At the Climate Change and Business Conference in Auckland Watts was asked to confirm the Government would buy the credits it needed offshore to meet the Paris target.
He replied that in “voterland” if he said writing a cheque for $4 billion of taxpayer money overseas...”the political reality of writing a cheque to someone overseas...I don’t think it’s realistic”.
Watts told the conference he was “doing everything” he could to as much of the target as possible at home but “even if I do everything I can in the next 65 months” it would not be enough to get there.
He implied this was a hangover of inaction by the Labour Government, saying “We inherited a gap of about 100 million tonnes and we didn’t inherit a plant that would meet that target” – a claim he repeated to RNZ last week.
However, although Labour did not sign any deals before being voted out, former Minister James Shaw had openly outlined dates by which he hoped to close the first deal, and got government officials involved in the legwork for bilateral deals.
Pressed on this, Watts confirmed successive governments had always planned to buy credits and offshore purchases were necessary,
He also confirmed he was aware of advice from officials that these credits could cost five times more if they are purchased close to 2030.

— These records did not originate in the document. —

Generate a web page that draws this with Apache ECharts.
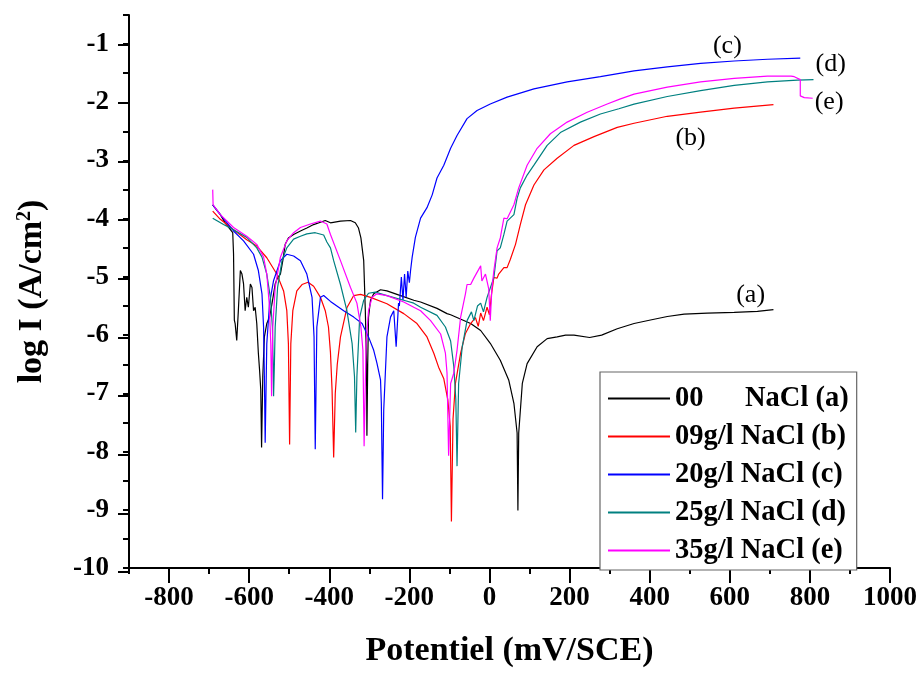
<!DOCTYPE html>
<html><head><meta charset="utf-8">
<script src="https://cdn.jsdelivr.net/npm/echarts@6/dist/echarts.min.js"></script>
<style>html,body{margin:0;padding:0;background:#fff}#c{width:921px;height:673px}</style>
</head><body><div id="c"></div>
<script>
const seriesNames = ['00 NaCl (a)', '09g/l NaCl (b)', '20g/l NaCl (c)', '25g/l NaCl (d)', '35g/l NaCl (e)'];
const seriesColors = ['#000000', '#ff0000', '#0000ff', '#008080', '#ff00ff'];

const curveA = [[-691,-3.76],[-672,-3.93],[-660,-4.07],[-641,-4.24],[-639,-4.6],[-637,-5.74],[-635,-5.80],[-631,-6.09],[-627,-5.58],[-622,-4.89],[-618,-4.95],[-614,-5.12],[-610,-5.58],[-606,-5.35],[-602,-5.52],[-597,-5.12],[-593,-5.18],[-589,-5.58],[-585,-5.52],[-581,-5.80],[-577,-6.31],[-574,-6.60],[-571,-6.94],[-569,-7.93],[-566,-6.71],[-562,-6.03],[-556,-5.80],[-549,-5.69],[-543,-5.46],[-535,-5.12],[-529,-5.01],[-522,-4.95],[-516,-4.72],[-510,-4.44],[-502,-4.33],[-489,-4.27],[-472,-4.21],[-456,-4.16],[-439,-4.10],[-422,-4.06],[-410,-4.03],[-397,-4.07],[-372,-4.04],[-347,-4.03],[-335,-4.07],[-327,-4.16],[-321,-4.33],[-314,-4.72],[-310,-5.57],[-307,-6.5],[-306,-7.73],[-304,-6.5],[-302,-5.69],[-297,-5.40],[-289,-5.29],[-272,-5.22],[-256,-5.24],[-222,-5.32],[-189,-5.40],[-172,-5.43],[-131,-5.54],[-106,-5.63],[-97,-5.65],[-47,-5.80],[-22,-5.92],[2,-6.14],[27,-6.43],[48,-6.77],[61,-7.17],[69,-7.68],[71,-9.01],[73,-7.68],[82,-6.83],[94,-6.49],[119,-6.20],[144,-6.06],[169,-6.03],[190,-6.0],[211,-6.0],[250,-6.04],[280,-6.0],[319,-5.89],[361,-5.80],[402,-5.74],[444,-5.68],[486,-5.64],[544,-5.62],[611,-5.61],[669,-5.59],[709,-5.56]];

const curveB = [[-691,-3.87],[-672,-4.01],[-639,-4.19],[-606,-4.36],[-581,-4.47],[-556,-4.67],[-531,-4.95],[-514,-5.24],[-506,-5.58],[-502,-6.15],[-499,-7.88],[-496,-6.15],[-491,-5.58],[-481,-5.24],[-468,-5.13],[-453,-5.09],[-439,-5.16],[-422,-5.35],[-410,-5.58],[-402,-5.86],[-397,-6.3],[-393,-6.94],[-389,-8.1],[-385,-7.0],[-380,-6.5],[-372,-6.03],[-356,-5.53],[-339,-5.32],[-322,-5.30],[-297,-5.35],[-256,-5.46],[-214,-5.63],[-181,-5.80],[-156,-6.03],[-139,-6.31],[-127,-6.55],[-114,-6.75],[-104,-7.11],[-98,-7.56],[-95,-9.2],[-91,-7.44],[-85,-6.83],[-72,-6.31],[-60,-5.97],[-47,-5.80],[-35,-5.7],[-28,-5.85],[-22,-5.62],[-15,-5.75],[-6,-5.52],[0,-5.65],[5,-5.3],[11,-5.01],[19,-5.02],[23,-4.95],[36,-4.84],[44,-4.84],[52,-4.7],[65,-4.44],[77,-4.10],[90,-3.76],[111,-3.42],[136,-3.16],[169,-2.96],[211,-2.74],[261,-2.59],[319,-2.43],[361,-2.36],[444,-2.24],[527,-2.17],[611,-2.10],[709,-2.04]];

const curveC = [[-691,-3.76],[-672,-3.93],[-639,-4.21],[-614,-4.38],[-589,-4.61],[-577,-4.89],[-568,-5.29],[-564,-5.86],[-562,-6.71],[-560,-7.85],[-556,-6.15],[-549,-5.45],[-539,-5.06],[-522,-4.72],[-506,-4.61],[-489,-4.64],[-472,-4.72],[-456,-4.95],[-443,-5.35],[-438,-6.03],[-435,-7.96],[-431,-5.86],[-422,-5.35],[-414,-5.32],[-397,-5.42],[-364,-5.58],[-339,-5.69],[-318,-5.80],[-302,-6.03],[-289,-6.26],[-281,-6.48],[-272,-6.77],[-270,-7.17],[-267,-8.82],[-264,-7.28],[-256,-6.03],[-247,-5.69],[-239,-5.58],[-233,-6.20],[-227,-5.45],[-225,-5.5],[-220,-5.0],[-216,-5.4],[-212,-4.95],[-208,-5.35],[-204,-4.9],[-200,-5.1],[-197,-4.89],[-193,-4.66],[-185,-4.32],[-172,-3.99],[-156,-3.81],[-143,-3.59],[-131,-3.30],[-114,-3.08],[-97,-2.79],[-81,-2.57],[-56,-2.28],[-31,-2.14],[2,-2.03],[44,-1.91],[111,-1.77],[194,-1.65],[277,-1.56],[361,-1.46],[444,-1.39],[527,-1.33],[611,-1.29],[694,-1.26],[776,-1.24]];

const curveD = [[-691,-3.99],[-664,-4.1],[-639,-4.19],[-606,-4.32],[-581,-4.50],[-568,-4.66],[-556,-4.95],[-547,-5.35],[-542,-5.86],[-540,-6.5],[-539,-7.05],[-537,-6.5],[-535,-5.86],[-529,-5.18],[-518,-4.72],[-506,-4.50],[-489,-4.35],[-472,-4.30],[-456,-4.26],[-435,-4.24],[-414,-4.28],[-406,-4.40],[-397,-4.50],[-389,-4.72],[-372,-5.13],[-356,-5.58],[-343,-6.14],[-337,-6.71],[-334,-7.67],[-331,-6.71],[-324,-5.69],[-314,-5.40],[-302,-5.28],[-285,-5.26],[-256,-5.32],[-214,-5.40],[-189,-5.45],[-172,-5.52],[-131,-5.66],[-110,-5.86],[-97,-6.1],[-89,-6.54],[-84,-7.11],[-81,-8.25],[-77,-6.83],[-68,-6.20],[-56,-5.75],[-45,-5.6],[-39,-5.75],[-30,-5.5],[-22,-5.45],[-15,-5.6],[-6,-5.35],[11,-5.01],[19,-4.55],[27,-4.50],[36,-4.27],[44,-4.04],[61,-3.93],[69,-3.65],[77,-3.47],[94,-3.25],[111,-3.08],[144,-2.74],[177,-2.52],[227,-2.34],[277,-2.20],[323,-2.11],[361,-2.03],[444,-1.90],[527,-1.80],[611,-1.71],[694,-1.65],[769,-1.62],[809,-1.61]];

const curveE = [[-691,-3.50],[-690,-3.76],[-672,-3.93],[-639,-4.15],[-606,-4.30],[-581,-4.44],[-564,-4.66],[-556,-4.95],[-550,-5.45],[-546,-6.14],[-544,-7.05],[-541,-5.86],[-535,-5.18],[-522,-4.66],[-506,-4.38],[-489,-4.24],[-472,-4.15],[-447,-4.09],[-422,-4.04],[-406,-4.09],[-397,-4.27],[-372,-4.72],[-347,-5.18],[-331,-5.45],[-321,-5.86],[-316,-6.26],[-313,-7.91],[-308,-6.14],[-302,-5.58],[-293,-5.35],[-281,-5.29],[-256,-5.32],[-214,-5.43],[-189,-5.52],[-172,-5.58],[-147,-5.75],[-122,-5.98],[-110,-6.31],[-106,-6.65],[-102,-8.07],[-97,-6.83],[-89,-6.65],[-81,-6.26],[-72,-5.69],[-60,-5.29],[-56,-5.13],[-47,-5.13],[-39,-5.02],[-22,-4.81],[-19,-5.07],[-10,-4.95],[-6,-4.95],[-2,-5.2],[2,-5.75],[6,-5.2],[11,-4.89],[19,-4.50],[27,-4.33],[36,-3.99],[44,-4.0],[61,-3.76],[73,-3.47],[94,-3.08],[119,-2.79],[152,-2.54],[194,-2.34],[244,-2.17],[294,-2.03],[327,-1.94],[361,-1.86],[444,-1.74],[527,-1.65],[611,-1.59],[694,-1.55],[753,-1.55],[761,-1.56],[776,-1.61],[776,-1.89],[786,-1.92],[807,-1.93]];

const curves = [curveA, curveB, curveC, curveD, curveE];

const xMajorTicks = [-800,-600,-400,-200,0,200,400,600,800,1000];
const yMajorTicks = [-10,-9,-8,-7,-6,-5,-4,-3,-2,-1];

const notes = [
  {text: '(a)', x: 652, y: -5.32},
  {text: '(b)', x: 502, y: -2.62},
  {text: '(c)', x: 594, y: -1.03},
  {text: '(d)', x: 852, y: -1.35},
  {text: '(e)', x: 848, y: -2.0}
];

const FF = '"Liberation Serif", "Times New Roman", serif';
const chart = echarts.init(document.getElementById('c'), null, {renderer: 'canvas'});
const gridBox = {left: 129, right: 31, top: 15, bottom: 101};

const option = {
  animation: false,
  backgroundColor: '#fff',
  grid: [Object.assign({}, gridBox), Object.assign({}, gridBox)],
  xAxis: [{
    type: 'value', gridIndex: 0, min: -900, max: 1000, interval: 100,
    name: 'Potentiel (mV/SCE)', nameLocation: 'middle', nameGap: 66,
    nameTextStyle: {fontFamily: FF, fontWeight: 'bold', fontSize: 34, color: '#000'},
    axisLine: {show: true, onZero: false, lineStyle: {color: '#000', width: 2}},
    axisTick: {show: true, length: 6, lineStyle: {color: '#000', width: 2}},
    axisLabel: {margin: 17, fontFamily: FF, fontWeight: 'bold', fontSize: 27, color: '#000',
      formatter: v => (v % 200 === 0 ? String(v) : '')},
    splitLine: {show: false}
  }, {
    type: 'value', gridIndex: 1, min: -900, max: 1000, position: 'bottom',
    axisLine: {show: false, onZero: false},
    axisTick: {show: true, length: 11, customValues: xMajorTicks, lineStyle: {color: '#000', width: 2}},
    axisLabel: {show: false},
    splitLine: {show: false}
  }],
  yAxis: [{
    type: 'value', gridIndex: 0, min: -10, max: -0.5, interval: 0.5,
    name: 'log I (A/cm{sup|2})', nameLocation: 'middle', nameGap: 80, nameRotate: 90,
    nameTextStyle: {fontFamily: FF, fontWeight: 'bold', fontSize: 34, color: '#000',
      rich: {sup: {fontFamily: FF, fontWeight: 'bold', fontSize: 20, color: '#000', verticalAlign: 'top'}}},
    axisLine: {show: true, onZero: false, lineStyle: {color: '#000', width: 2}},
    axisTick: {show: true, length: 6, lineStyle: {color: '#000', width: 2}},
    axisLabel: {margin: 20, fontFamily: FF, fontWeight: 'bold', fontSize: 27, color: '#000',
      formatter: v => (Number.isInteger(v) ? String(v) : '')},
    splitLine: {show: false}
  }, {
    type: 'value', gridIndex: 1, min: -10, max: -0.5, position: 'left',
    axisLine: {show: false, onZero: false},
    axisTick: {show: true, length: 11, customValues: yMajorTicks, lineStyle: {color: '#000', width: 2}},
    axisLabel: {show: false},
    splitLine: {show: false}
  }],
  legend: {
    left: 600, top: 372, orient: 'vertical', icon: 'rect', itemWidth: 62, itemHeight: 2, itemGap: 9,
    padding: [12, 8, 5, 8], borderColor: '#666', borderWidth: 1.2, backgroundColor: '#fff',
    data: seriesNames,
    textStyle: {fontFamily: FF, fontWeight: 'bold', fontSize: 28.5, color: '#000', lineHeight: 28,
      rich: {w: {width: 70, fontFamily: FF, fontWeight: 'bold', fontSize: 28.5, color: '#000'}}},
    formatter: name => (name.indexOf('00 ') === 0 ? '{w|00}' + name.slice(3) : name)
  },
  series: curves.map((d, i) => ({
    name: seriesNames[i], type: 'line', xAxisIndex: 0, yAxisIndex: 0,
    data: d, showSymbol: false, symbol: 'none',
    lineStyle: {color: seriesColors[i], width: 1.2},
    itemStyle: {color: seriesColors[i]},
    z: 2 + i
  }))
};
chart.setOption(option);

const graphics = notes.map(n => {
  const p = chart.convertToPixel({gridIndex: 0}, [n.x, n.y]);
  return {type: 'text', x: p[0], y: p[1], z: 100,
    style: {text: n.text, font: '26px ' + FF, fill: '#000', align: 'center', verticalAlign: 'middle'}};
});
chart.setOption({graphic: graphics});
</script>
</body></html>
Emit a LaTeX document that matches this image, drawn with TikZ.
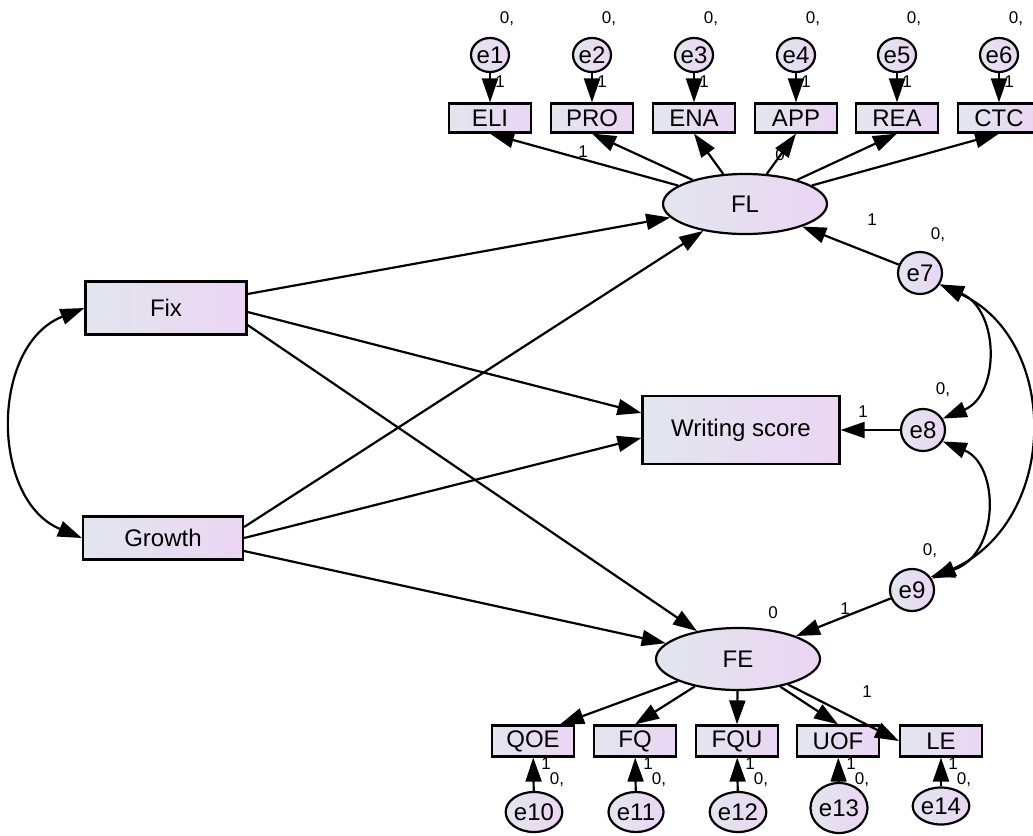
\documentclass[tikz,border=0pt]{standalone}
\usepackage{fontspec}
\setmainfont{Liberation Sans}
\usetikzlibrary{shapes.geometric, arrows.meta}

\definecolor{shadeL}{RGB}{226,230,238}
\definecolor{shadeR}{RGB}{235,213,243}

\tikzset{
	obs/.style={rectangle, draw, line width=2.2pt, left color=shadeL, right color=shadeR,
		inner sep=0pt, minimum width=82pt, minimum height=29pt, font=\fontsize{24}{24}\selectfont},
	lat/.style={ellipse, draw, line width=2.2pt, left color=shadeL, right color=shadeR,
		inner sep=0pt, minimum width=164pt, minimum height=60pt, font=\fontsize{24}{24}\selectfont},
	err/.style={ellipse, draw, line width=2.2pt, left color=shadeL, right color=shadeR,
		inner sep=0pt, minimum width=38pt, minimum height=34pt, font=\fontsize{24}{24}\selectfont},
	reg/.style={-{Triangle[length=24pt,width=16pt]}, line width=2.2pt},
	cov/.style={{Triangle[length=24pt,width=16pt]}-{Triangle[length=24pt,width=16pt]}, line width=2.2pt},
	est/.style={font=\fontsize{17}{17}\selectfont, inner sep=0pt},
}

\begin{document}
\begin{tikzpicture}[x=1pt, y=-1pt]
					\useasboundingbox[fill=white] (0,0) rectangle (1033,835);

					% exogenous and endogenous
					\node[obs, minimum width=161pt, minimum height=53pt] (fix) at (166,308) {Fix};
					\node[obs, minimum width=160pt, minimum height=43pt] (growth) at (163,538) {Growth};
					\node[obs, minimum width=197pt, minimum height=68pt] (ws) at (741,430) {Writing score};
					\node[lat] (fl) at (745,204) {FL};
					\node[lat, minimum height=62pt] (fe) at (738,659) {FE};

					% FL indicators
					\node[obs] (eli) at (490,118) {ELI};
					\node[obs] (pro) at (592,118) {PRO};
					\node[obs] (ena) at (694,118) {ENA};
					\node[obs] (app) at (796,118) {APP};
					\node[obs] (rea) at (897,118) {REA};
					\node[obs] (ctc) at (999,118) {CTC};

					\node[err] (e1) at (490,55) {e1};
					\node[err] (e2) at (592,55) {e2};
					\node[err] (e3) at (694,55) {e3};
					\node[err] (e4) at (796,55) {e4};
					\node[err] (e5) at (897,55) {e5};
					\node[err] (e6) at (999,55) {e6};

					% FE indicators
					\node[obs, minimum height=31pt] (qoe) at (533,741) {QOE};
					\node[obs, minimum height=31pt] (fq) at (635,741) {FQ};
					\node[obs, minimum height=31pt] (fqu) at (737,741) {FQU};
					\node[obs, minimum height=31pt] (uof) at (838,741) {UOF};
					\node[obs, minimum height=31pt] (le) at (941,741) {LE};

					\node[err, minimum width=55pt, minimum height=40pt] (e10) at (534,812) {e10};
					\node[err, minimum width=55pt, minimum height=40pt] (e11) at (636,812) {e11};
					\node[err, minimum width=55pt, minimum height=40pt] (e12) at (738,812) {e12};
					\node[err, minimum width=57pt, minimum height=50pt] (e13) at (839,808) {e13};
					\node[err, minimum width=52pt, minimum height=37pt] (e14) at (941,806) {e14};

					% residuals
					\node[err, minimum width=44pt, minimum height=42pt] (e7) at (920,273) {e7};
					\node[err, minimum width=44pt, minimum height=42pt] (e8) at (923,430) {e8};
					\node[err, minimum width=44pt, minimum height=42pt] (e9) at (912,590) {e9};

					% structural paths
					\draw[reg] ([yshift=14pt]fix.east) -- (fl);
					\draw[reg] ([yshift=-4pt]fix.east) -- ([yshift=17pt]ws.west);
					\draw[reg] ([yshift=-17pt]fix.east) -- (fe);
					\draw[reg] ([yshift=11pt]growth.east) -- (fl);
					\draw[reg] (growth.east) -- ([yshift=-8pt]ws.west);
					\draw[reg] ([yshift=-13pt]growth.east) -- (fe);

					\draw[reg] (e7) -- (fl);
					\draw[reg] (e8) -- (ws);
					\draw[reg] (e9) -- (fe);

					% loadings
					\draw[reg] (fl) -- (eli.south);
					\draw[reg] (fl) -- (pro.south);
					\draw[reg] (fl) -- (ena.south);
					\draw[reg] (fl) -- (app.south);
					\draw[reg] (fl) -- (rea.south);
					\draw[reg] (fl) -- (ctc.south);

					\draw[reg] (fe) -- ([xshift=27pt]qoe.north);
					\draw[reg] (fe) -- (fq.north);
					\draw[reg] (fe) -- (fqu.north);
					\draw[reg] (fe) -- (uof.north);
					\draw[reg] (fe) -- (le.west);

					\draw[reg] (e1) -- (eli);
					\draw[reg] (e2) -- (pro);
					\draw[reg] (e3) -- (ena);
					\draw[reg] (e4) -- (app);
					\draw[reg] (e5) -- (rea);
					\draw[reg] (e6) -- (ctc);

					\draw[reg] (e10) -- (qoe);
					\draw[reg] (e11) -- (fq);
					\draw[reg] (e12) -- (fqu);
					\draw[reg] (e13) -- (uof);
					\draw[reg] (e14) -- (le);

					% covariances
					\draw[cov] (fix.west) .. controls (-10,345) and (-10,500) .. (growth.west);
					\draw[cov] (e7.-30) .. controls (1000,310) and (1000,395) .. (e8.30);
					\draw[cov] (e8.-30) .. controls (1000,465) and (1000,555) .. (e9.35);
					\draw[cov] (e7.-30) .. controls (1060,340) and (1060,520) .. (e9.30);

					% estimates
					\node[est] (v1) at (507,19) {0,};
					\node[est] (v2) at (609,19) {0,};
					\node[est] (v3) at (711,19) {0,};
					\node[est] (v4) at (813,19) {0,};
					\node[est] (v5) at (914,19) {0,};
					\node[est] (v6) at (1016,19) {0,};
					\node[est] (w1) at (500,82) {1};
					\node[est] (w2) at (602,82) {1};
					\node[est] (w3) at (704,82) {1};
					\node[est] (w4) at (806,82) {1};
					\node[est] (w5) at (907,82) {1};
					\node[est] (w6) at (1009,82) {1};

					\node[est] (lpro) at (583,152) {1};
					\node[est] (lapp) at (780,155) {0};
					\node[est] (l7) at (872,220) {1};
					\node[est] (v7) at (938,235) {0,};
					\node[est] (l8) at (863,412) {1};
					\node[est] (v8) at (943,390) {0,};
					\node[est] (l9) at (845,609) {1};
					\node[est] (v9) at (930,551) {0,};
					\node[est] (vfe) at (773,613) {0};
					\node[est] (lle) at (867,692) {1};

					\node[est] (w10) at (546,764) {1};
					\node[est] (w11) at (648,764) {1};
					\node[est] (w12) at (750,764) {1};
					\node[est] (w13) at (851,764) {1};
					\node[est] (w14) at (953,764) {1};
					\node[est] (v10) at (557,780) {0,};
					\node[est] (v11) at (659,780) {0,};
					\node[est] (v12) at (761,780) {0,};
					\node[est] (v13) at (862,780) {0,};
					\node[est] (v14) at (964,780) {0,};
				\end{tikzpicture}
\end{document}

After the conference, comments about offshore spending being “unrealistic” prompted a response on social media from Catherine Leining of think tank Motu, an expert in carbon trading.
“NZ’s Minister of Climate Change referred to funding offshore mitigation to bridge the NDC gap as politically ‘unrealistic’,” she said.
“So far, it has proven realistic for the 11 buyer countries and 48 host countries that have negotiated 90 bilateral agreements to transfer mitigation under ... the Paris Agreement.
“The minister is correct that previous Governments have kicked the can to his doorstep and time is short. It is encouraging this Government is keeping options open and recently announced co-operation initiatives with Thailand, Singapore and the Philippines.”